I was pleased with mine. I learned some things that are going to help me that I didn't get out of the other videos. The production quality was good with some cool special effects.

It could have just been my setup at home, but the sound was a little off on my monster big screen stereo HiFi. It was fine when I switched TVs though. I give it a thumbs up.


----------



## Howard N (Jan 3, 2003)

One of my training partners bought it and I had it for a week. I watched it 3 or 4 times. Production quality was good.

It basically showed what appeared to be a transition level training seminar. You followed a few dogs in different drills and a couple of dogs were only shown in one drill.

One dog in particular had a spinning problem. I look at a spinner as an almost surefire washout. Attar, also was very concerned about the dog but I failed to get any pragmatic do this this and this about that dog's problem. He kind of hand waved it off by saying something about getting the dog's confidence up. He didn't say how he'd go about doing it.

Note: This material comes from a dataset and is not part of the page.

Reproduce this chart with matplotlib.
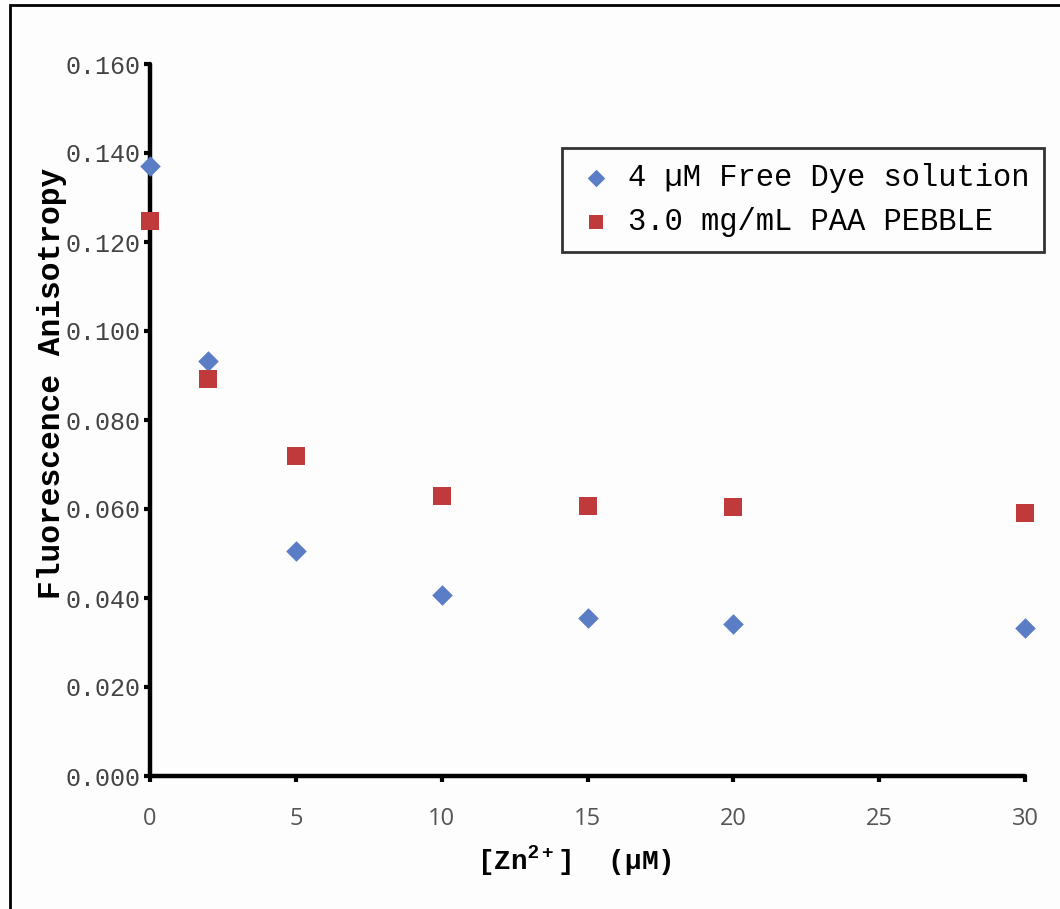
import matplotlib
matplotlib.use("Agg")
import matplotlib.pyplot as plt
from matplotlib.patches import Rectangle

zn = [0, 2, 5, 10, 15, 20, 30]
free_dye = [0.1371, 0.0933, 0.0506, 0.0407, 0.0355, 0.0342, 0.0333]
pebble = [0.1247, 0.0892, 0.0719, 0.0629, 0.0607, 0.0604, 0.0591]
x_ticks = [0, 5, 10, 15, 20, 25, 30]
y_ticks = [0.0, 0.02, 0.04, 0.06, 0.08, 0.10, 0.12, 0.14, 0.16]
labels = ["4 \u00b5M Free Dye solution", "3.0 mg/mL PAA PEBBLE"]

plt.rcParams['mathtext.fontset'] = 'custom'
plt.rcParams['mathtext.rm'] = 'Liberation Sans:bold'
plt.rcParams['mathtext.bf'] = 'Liberation Sans:bold'

fig = plt.figure(figsize=(10.6, 9.09), dpi=100)
fig.patch.set_facecolor('#fdfdfd')
ax = fig.add_axes([150/1060, 1-776/909, 875/1060, 712/909])
ax.set_facecolor('#fdfdfd')

ax.scatter(zn, free_dye, marker='D', s=110, color='#5a7dc6', label=labels[0], clip_on=False, zorder=3, linewidths=0)
ax.scatter(zn, pebble, marker='s', s=150, color='#c03a3c', label=labels[1], clip_on=False, zorder=3, linewidths=0)

ax.set_xlim(0, 30)
ax.set_ylim(0, 0.16)
ax.set_xticks(x_ticks)
ax.set_xticklabels([str(v) for v in x_ticks], fontfamily='Open Sans', fontsize=17, color='#555555')
ax.set_yticks(y_ticks)
ax.set_yticklabels([f"{v:.3f}" for v in y_ticks], fontfamily='Liberation Mono', fontsize=18, color='#444444')

for s in ['top', 'right']:
    ax.spines[s].set_visible(False)
for s in ['left', 'bottom']:
    ax.spines[s].set_linewidth(3.2)
    ax.spines[s].set_capstyle('round')
ax.tick_params(axis='both', length=4, width=3, direction='out')
ax.tick_params(axis='x', pad=18)
ax.tick_params(axis='y', pad=3)

ax.set_ylabel("Fluorescence Anisotropy", fontfamily='Liberation Mono', fontweight='bold', fontsize=22.5)
ax.yaxis.set_label_coords(-0.095, 0.552)
ax.set_xlabel("[Zn$^{2+}$]  (\u00b5M)", fontfamily='Liberation Mono', fontweight='bold', fontsize=20)
ax.xaxis.set_label_coords(0.4846, -0.095)

leg = ax.legend(loc='upper left', bbox_to_anchor=(562/1060, 1-148/909), bbox_transform=fig.transFigure,
                prop={'family': 'Liberation Mono', 'size': 22}, frameon=True, fancybox=False,
                edgecolor='black', handletextpad=0.45, borderpad=0.5, labelspacing=0.45, handlelength=1.2,
                borderaxespad=0, scatterpoints=1, markerscale=0.85)
leg.get_frame().set_linewidth(2)
leg.get_frame().set_facecolor('#fdfdfd')

fig.patches.append(Rectangle((10/1060, -0.1), 2.0, 1.1 - 5/909, transform=fig.transFigure,
                             fill=False, edgecolor='black', linewidth=2, figure=fig))

fig.savefig('out.png', dpi=100, facecolor=fig.get_facecolor())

I liked one truncated bit where he said wasn't it to bad that one particular dog had been washed out or wasn't it good that the dog had been washed out as (I think) high level field work wasn't for him. (I'm not quite sure how he ended that train of thought as he had to go back and help a handler who was having trouble with a dog) 

It wasn't bad. I'd like more hands on by Attar instead of him telling handlers what to do. Like I inferred above it was a little hand wavy without lots of specifics on particular problems. This is not a complete retriever training video.

I think it'll be my turn to buy the 2nd DVD when it comes out and I will.


----------